# What needs to be done
Work out how many lines include "this" and answer with that number only.
##### Supplied records #####
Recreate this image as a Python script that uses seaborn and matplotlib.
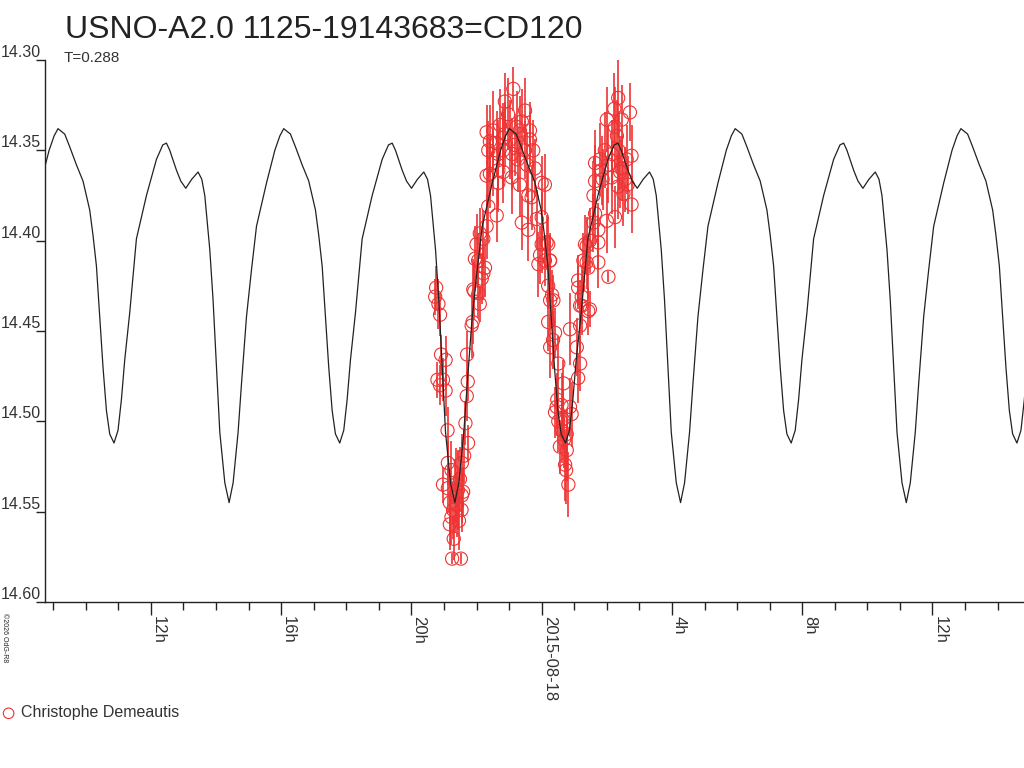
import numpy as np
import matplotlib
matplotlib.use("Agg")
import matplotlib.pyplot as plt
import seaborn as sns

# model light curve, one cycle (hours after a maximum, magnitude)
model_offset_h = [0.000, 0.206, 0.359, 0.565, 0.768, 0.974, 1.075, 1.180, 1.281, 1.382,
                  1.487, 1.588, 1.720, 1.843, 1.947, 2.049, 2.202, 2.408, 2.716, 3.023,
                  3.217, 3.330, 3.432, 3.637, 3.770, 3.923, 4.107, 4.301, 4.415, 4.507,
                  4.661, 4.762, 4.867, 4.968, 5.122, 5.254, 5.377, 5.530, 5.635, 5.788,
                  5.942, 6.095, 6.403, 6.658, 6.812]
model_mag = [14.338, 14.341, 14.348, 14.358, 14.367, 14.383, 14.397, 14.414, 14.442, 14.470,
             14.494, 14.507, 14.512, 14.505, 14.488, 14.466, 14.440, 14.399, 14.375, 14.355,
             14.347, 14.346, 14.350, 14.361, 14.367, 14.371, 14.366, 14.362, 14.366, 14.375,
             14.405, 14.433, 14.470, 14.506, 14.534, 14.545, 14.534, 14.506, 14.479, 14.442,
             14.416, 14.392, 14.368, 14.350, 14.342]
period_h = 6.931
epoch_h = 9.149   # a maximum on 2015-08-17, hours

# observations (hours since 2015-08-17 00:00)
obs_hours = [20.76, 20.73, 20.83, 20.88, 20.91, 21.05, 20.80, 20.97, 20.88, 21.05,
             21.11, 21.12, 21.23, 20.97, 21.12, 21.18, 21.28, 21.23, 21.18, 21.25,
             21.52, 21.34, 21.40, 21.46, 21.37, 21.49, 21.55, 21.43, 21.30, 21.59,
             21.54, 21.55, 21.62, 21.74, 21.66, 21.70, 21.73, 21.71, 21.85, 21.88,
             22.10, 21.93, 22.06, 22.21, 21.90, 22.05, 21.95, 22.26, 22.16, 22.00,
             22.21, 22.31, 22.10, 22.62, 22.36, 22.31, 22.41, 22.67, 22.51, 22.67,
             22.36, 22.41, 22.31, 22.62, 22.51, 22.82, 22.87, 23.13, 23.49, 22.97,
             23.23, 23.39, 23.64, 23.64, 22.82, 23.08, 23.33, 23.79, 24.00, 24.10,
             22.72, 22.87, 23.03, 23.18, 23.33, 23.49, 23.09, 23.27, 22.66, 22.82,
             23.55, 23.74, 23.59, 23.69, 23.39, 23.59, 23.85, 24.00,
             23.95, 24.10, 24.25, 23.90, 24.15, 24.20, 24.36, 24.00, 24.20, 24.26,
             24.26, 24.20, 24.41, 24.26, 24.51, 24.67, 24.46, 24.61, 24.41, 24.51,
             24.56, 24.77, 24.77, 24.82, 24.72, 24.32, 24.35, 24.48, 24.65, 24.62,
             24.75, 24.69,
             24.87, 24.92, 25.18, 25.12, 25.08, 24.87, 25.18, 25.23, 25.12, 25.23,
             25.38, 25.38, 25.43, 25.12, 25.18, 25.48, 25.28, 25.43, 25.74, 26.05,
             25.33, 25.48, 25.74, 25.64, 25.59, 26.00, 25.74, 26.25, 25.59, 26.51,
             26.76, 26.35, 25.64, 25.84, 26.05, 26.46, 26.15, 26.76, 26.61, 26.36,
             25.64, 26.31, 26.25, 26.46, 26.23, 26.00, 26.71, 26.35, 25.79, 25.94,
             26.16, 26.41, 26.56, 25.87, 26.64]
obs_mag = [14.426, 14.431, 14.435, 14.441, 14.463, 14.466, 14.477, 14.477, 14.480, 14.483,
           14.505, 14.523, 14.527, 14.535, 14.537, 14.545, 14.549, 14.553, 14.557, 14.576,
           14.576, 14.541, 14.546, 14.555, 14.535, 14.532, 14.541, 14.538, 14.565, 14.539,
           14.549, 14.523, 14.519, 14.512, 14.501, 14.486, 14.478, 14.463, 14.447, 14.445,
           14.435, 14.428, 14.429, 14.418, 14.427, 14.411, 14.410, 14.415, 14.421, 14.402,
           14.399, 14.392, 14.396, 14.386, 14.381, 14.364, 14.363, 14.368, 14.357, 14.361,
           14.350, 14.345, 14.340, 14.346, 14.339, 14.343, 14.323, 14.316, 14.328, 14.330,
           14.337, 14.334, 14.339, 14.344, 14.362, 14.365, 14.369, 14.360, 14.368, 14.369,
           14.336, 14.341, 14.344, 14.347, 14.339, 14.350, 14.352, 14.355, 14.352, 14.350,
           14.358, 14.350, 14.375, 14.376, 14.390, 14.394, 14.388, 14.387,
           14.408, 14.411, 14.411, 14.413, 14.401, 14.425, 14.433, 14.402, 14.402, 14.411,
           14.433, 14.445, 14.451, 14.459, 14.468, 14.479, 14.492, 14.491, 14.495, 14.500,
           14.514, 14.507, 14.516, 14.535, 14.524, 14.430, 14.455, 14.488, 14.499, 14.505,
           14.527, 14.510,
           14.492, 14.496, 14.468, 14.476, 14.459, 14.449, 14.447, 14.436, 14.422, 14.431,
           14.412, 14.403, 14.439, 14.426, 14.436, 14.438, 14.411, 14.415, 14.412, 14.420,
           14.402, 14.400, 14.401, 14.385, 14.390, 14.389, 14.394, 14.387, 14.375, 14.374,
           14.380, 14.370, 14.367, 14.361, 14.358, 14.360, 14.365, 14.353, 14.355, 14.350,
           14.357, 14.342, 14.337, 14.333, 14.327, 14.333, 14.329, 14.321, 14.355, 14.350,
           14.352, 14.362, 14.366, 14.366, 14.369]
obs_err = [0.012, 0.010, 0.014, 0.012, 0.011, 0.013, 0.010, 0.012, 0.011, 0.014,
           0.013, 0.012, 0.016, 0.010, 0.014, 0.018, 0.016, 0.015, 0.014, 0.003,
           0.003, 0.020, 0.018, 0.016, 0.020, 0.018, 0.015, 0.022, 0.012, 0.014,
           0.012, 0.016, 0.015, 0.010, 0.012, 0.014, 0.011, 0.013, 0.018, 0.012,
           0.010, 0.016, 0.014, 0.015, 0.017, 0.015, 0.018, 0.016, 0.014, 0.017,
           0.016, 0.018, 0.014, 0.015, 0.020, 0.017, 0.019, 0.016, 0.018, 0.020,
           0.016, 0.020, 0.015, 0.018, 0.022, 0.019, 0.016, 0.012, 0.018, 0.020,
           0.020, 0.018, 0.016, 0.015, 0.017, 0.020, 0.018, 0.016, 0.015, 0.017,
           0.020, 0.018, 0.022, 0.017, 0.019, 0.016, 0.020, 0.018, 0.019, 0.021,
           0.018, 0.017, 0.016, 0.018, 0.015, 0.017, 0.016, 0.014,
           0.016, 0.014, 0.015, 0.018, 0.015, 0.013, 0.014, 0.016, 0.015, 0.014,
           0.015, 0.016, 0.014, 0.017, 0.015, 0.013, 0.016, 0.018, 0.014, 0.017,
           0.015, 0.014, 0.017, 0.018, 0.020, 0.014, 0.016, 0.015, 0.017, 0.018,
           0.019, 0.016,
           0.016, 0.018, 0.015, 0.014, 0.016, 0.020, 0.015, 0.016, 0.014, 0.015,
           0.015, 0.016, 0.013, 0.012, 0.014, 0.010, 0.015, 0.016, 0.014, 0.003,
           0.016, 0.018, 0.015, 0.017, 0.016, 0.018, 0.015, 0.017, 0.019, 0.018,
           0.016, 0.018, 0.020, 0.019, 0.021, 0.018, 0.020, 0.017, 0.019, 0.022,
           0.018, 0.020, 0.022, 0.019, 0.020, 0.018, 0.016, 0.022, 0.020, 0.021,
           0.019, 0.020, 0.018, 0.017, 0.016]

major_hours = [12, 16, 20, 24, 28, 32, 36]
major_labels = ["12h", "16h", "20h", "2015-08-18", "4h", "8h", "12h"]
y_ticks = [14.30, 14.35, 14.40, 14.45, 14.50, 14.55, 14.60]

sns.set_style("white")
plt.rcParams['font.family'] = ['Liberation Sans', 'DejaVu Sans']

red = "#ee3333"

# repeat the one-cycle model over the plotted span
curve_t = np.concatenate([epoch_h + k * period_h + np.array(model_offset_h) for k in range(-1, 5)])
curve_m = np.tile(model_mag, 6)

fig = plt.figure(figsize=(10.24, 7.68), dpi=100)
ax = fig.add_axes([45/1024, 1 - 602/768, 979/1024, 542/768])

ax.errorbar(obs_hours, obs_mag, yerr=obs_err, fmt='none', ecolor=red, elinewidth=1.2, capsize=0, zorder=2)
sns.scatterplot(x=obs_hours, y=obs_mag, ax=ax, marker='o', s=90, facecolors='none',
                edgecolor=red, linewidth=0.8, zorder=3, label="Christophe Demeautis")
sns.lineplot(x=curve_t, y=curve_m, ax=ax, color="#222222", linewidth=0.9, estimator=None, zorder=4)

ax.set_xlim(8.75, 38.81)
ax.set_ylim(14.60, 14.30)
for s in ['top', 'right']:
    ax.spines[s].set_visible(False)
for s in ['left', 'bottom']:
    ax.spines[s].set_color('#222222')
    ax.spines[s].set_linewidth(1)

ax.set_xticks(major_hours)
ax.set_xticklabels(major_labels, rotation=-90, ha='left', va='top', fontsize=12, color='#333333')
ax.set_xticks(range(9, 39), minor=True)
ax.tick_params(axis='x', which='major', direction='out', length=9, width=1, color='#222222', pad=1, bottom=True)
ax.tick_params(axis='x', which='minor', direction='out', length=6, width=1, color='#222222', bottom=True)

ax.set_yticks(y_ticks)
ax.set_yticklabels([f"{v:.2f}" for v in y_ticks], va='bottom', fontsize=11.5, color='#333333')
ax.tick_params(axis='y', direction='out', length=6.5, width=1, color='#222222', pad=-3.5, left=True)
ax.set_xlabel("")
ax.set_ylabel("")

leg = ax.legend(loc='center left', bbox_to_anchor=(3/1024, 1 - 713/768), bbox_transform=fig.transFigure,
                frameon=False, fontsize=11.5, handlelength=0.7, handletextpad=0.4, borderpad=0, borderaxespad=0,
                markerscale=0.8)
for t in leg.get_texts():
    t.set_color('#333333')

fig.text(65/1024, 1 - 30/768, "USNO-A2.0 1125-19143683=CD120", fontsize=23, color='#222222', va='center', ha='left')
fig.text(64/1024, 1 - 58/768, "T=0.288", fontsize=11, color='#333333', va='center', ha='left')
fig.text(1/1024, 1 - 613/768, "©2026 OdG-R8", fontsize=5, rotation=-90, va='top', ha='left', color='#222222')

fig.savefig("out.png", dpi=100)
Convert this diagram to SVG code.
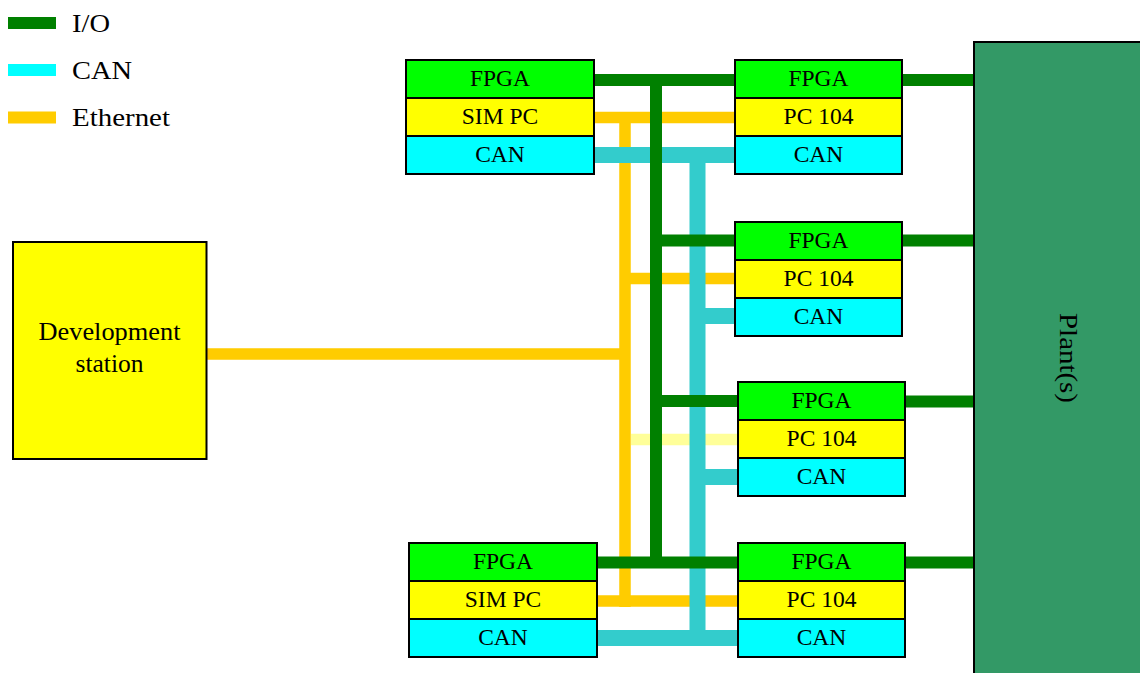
#####
# Output of the exercise
2